JOB
Quote only the lines from the top of the listing below down to and including the line with "(lane2) at (9.84,7.57)".

==== DATA SUPPLIED

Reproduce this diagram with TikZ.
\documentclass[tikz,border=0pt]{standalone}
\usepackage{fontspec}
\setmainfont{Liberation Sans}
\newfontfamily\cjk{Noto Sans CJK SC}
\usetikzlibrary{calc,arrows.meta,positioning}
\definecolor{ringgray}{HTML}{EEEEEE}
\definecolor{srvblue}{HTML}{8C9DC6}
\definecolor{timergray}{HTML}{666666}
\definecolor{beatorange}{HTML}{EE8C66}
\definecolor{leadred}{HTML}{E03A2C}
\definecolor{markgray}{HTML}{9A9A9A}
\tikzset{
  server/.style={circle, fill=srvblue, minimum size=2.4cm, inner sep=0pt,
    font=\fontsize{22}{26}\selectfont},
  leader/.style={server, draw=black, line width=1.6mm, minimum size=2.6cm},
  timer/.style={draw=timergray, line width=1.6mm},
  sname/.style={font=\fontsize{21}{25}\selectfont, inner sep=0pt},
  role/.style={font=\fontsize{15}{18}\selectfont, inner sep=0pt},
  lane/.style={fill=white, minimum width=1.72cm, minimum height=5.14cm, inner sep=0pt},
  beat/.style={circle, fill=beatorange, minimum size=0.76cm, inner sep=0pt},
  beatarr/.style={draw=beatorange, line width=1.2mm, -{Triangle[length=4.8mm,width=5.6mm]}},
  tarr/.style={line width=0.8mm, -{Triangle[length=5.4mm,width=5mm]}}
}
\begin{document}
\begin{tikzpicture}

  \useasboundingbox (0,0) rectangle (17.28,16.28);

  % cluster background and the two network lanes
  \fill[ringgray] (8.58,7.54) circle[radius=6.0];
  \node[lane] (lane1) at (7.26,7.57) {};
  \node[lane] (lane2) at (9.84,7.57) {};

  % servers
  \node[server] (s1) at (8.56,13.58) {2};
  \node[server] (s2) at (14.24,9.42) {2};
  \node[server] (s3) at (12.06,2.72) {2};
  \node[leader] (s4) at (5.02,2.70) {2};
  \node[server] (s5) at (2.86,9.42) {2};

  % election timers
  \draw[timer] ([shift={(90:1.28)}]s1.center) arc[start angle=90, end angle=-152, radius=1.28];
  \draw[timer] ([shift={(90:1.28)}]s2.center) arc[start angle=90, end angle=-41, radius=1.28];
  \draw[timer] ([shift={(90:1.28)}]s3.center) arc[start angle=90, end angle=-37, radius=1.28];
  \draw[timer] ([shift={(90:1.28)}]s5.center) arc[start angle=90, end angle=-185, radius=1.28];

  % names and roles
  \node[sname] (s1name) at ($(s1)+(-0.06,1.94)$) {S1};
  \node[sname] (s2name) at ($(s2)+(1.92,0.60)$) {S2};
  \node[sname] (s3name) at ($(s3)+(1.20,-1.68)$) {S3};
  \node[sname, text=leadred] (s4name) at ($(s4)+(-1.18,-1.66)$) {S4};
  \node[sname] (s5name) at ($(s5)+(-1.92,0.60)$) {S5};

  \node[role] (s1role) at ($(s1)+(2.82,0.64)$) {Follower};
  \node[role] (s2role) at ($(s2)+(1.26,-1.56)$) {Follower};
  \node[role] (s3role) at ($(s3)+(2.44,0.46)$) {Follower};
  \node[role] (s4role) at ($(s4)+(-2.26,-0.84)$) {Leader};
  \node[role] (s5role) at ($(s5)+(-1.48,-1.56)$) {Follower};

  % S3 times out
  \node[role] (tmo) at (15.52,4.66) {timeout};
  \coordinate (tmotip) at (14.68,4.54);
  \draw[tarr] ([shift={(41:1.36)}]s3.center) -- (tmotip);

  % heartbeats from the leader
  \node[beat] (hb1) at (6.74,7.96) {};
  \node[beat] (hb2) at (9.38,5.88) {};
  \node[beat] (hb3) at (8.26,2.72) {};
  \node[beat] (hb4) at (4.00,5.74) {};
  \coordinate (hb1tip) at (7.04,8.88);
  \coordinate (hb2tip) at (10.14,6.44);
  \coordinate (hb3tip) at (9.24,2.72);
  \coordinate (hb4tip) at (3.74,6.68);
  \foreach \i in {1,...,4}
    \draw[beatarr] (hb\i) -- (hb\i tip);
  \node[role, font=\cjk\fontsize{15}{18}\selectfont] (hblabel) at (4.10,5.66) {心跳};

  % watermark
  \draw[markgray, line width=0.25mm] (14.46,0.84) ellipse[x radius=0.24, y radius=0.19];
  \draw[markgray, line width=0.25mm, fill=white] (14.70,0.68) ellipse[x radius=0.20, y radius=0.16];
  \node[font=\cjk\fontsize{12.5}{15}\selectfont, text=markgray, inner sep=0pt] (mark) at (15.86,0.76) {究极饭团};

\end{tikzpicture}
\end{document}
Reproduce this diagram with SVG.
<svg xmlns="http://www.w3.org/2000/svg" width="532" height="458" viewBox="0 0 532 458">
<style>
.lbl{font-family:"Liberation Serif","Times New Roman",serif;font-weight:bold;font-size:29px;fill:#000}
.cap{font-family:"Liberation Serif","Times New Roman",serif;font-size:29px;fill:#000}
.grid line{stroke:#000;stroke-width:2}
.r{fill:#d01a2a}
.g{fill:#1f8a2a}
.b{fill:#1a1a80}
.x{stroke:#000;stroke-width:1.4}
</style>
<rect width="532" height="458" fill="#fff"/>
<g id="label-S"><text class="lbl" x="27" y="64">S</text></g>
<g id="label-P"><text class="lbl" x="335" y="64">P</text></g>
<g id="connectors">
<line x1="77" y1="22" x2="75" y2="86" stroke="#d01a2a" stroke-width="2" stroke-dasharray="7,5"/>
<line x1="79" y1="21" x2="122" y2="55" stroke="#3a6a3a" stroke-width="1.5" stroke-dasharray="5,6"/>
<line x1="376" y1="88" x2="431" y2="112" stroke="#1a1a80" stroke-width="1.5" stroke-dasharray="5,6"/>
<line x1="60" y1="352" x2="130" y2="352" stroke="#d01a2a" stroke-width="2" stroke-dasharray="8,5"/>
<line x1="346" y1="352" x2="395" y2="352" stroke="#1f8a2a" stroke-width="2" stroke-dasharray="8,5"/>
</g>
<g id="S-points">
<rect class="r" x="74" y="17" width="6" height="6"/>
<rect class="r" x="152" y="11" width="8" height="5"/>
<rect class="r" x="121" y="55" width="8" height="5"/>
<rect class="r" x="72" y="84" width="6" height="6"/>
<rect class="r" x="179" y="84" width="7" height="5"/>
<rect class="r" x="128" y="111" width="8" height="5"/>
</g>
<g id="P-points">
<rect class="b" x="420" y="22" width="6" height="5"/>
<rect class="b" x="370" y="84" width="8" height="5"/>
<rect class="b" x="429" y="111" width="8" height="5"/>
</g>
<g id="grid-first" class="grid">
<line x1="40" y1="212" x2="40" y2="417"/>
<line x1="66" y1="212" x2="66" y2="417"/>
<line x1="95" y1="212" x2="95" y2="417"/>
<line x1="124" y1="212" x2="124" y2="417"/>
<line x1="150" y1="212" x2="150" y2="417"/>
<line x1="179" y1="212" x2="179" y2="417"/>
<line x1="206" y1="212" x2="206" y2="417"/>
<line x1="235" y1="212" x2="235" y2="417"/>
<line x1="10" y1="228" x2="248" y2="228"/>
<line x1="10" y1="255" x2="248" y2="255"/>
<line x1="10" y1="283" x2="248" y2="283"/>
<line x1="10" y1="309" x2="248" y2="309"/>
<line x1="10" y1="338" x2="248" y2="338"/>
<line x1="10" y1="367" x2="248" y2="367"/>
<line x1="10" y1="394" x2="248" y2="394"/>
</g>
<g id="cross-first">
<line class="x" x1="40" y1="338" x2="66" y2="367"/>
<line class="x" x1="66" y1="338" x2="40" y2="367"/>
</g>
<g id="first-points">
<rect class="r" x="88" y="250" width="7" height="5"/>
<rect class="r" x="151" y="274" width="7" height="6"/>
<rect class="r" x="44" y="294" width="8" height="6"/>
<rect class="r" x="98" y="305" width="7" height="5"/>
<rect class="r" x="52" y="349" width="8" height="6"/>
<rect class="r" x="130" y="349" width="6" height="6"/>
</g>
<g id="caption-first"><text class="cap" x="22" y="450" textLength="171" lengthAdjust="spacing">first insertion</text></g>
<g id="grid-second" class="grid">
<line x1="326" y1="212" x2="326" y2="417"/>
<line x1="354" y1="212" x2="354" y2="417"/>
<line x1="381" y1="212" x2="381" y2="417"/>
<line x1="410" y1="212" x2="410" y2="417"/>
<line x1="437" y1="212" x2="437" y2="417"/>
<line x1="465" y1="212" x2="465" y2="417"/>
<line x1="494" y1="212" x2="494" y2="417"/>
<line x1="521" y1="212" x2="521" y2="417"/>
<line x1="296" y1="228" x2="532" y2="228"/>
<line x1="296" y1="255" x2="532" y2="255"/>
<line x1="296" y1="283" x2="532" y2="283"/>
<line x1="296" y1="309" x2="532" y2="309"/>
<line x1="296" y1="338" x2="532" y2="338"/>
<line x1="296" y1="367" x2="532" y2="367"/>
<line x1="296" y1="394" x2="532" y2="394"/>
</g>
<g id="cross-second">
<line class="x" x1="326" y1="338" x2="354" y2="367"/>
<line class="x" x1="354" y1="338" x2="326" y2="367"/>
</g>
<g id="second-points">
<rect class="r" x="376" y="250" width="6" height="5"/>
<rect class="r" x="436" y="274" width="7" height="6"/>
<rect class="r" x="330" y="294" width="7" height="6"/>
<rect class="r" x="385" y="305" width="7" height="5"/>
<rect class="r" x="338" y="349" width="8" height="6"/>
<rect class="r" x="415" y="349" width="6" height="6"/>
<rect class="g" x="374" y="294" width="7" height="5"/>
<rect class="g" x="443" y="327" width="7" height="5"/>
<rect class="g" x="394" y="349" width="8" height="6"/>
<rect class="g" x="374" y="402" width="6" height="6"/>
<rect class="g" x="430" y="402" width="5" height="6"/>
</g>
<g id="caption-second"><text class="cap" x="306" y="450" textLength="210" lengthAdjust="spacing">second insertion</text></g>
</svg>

========

THE RESPONSE
Reproduce this diagram with TikZ.
\documentclass[tikz,border=0pt]{standalone}
\usepackage{fontspec}
\setmainfont{Liberation Sans}
\newfontfamily\cjk{Noto Sans CJK SC}
\usetikzlibrary{calc,arrows.meta,positioning}
\definecolor{ringgray}{HTML}{EEEEEE}
\definecolor{srvblue}{HTML}{8C9DC6}
\definecolor{timergray}{HTML}{666666}
\definecolor{beatorange}{HTML}{EE8C66}
\definecolor{leadred}{HTML}{E03A2C}
\definecolor{markgray}{HTML}{9A9A9A}
\tikzset{
  server/.style={circle, fill=srvblue, minimum size=2.4cm, inner sep=0pt,
    font=\fontsize{22}{26}\selectfont},
  leader/.style={server, draw=black, line width=1.6mm, minimum size=2.6cm},
  timer/.style={draw=timergray, line width=1.6mm},
  sname/.style={font=\fontsize{21}{25}\selectfont, inner sep=0pt},
  role/.style={font=\fontsize{15}{18}\selectfont, inner sep=0pt},
  lane/.style={fill=white, minimum width=1.72cm, minimum height=5.14cm, inner sep=0pt},
  beat/.style={circle, fill=beatorange, minimum size=0.76cm, inner sep=0pt},
  beatarr/.style={draw=beatorange, line width=1.2mm, -{Triangle[length=4.8mm,width=5.6mm]}},
  tarr/.style={line width=0.8mm, -{Triangle[length=5.4mm,width=5mm]}}
}
\begin{document}
\begin{tikzpicture}

  \useasboundingbox (0,0) rectangle (17.28,16.28);

  % cluster background and the two network lanes
  \fill[ringgray] (8.58,7.54) circle[radius=6.0];
  \node[lane] (lane1) at (7.26,7.57) {};
  \node[lane] (lane2) at (9.84,7.57) {};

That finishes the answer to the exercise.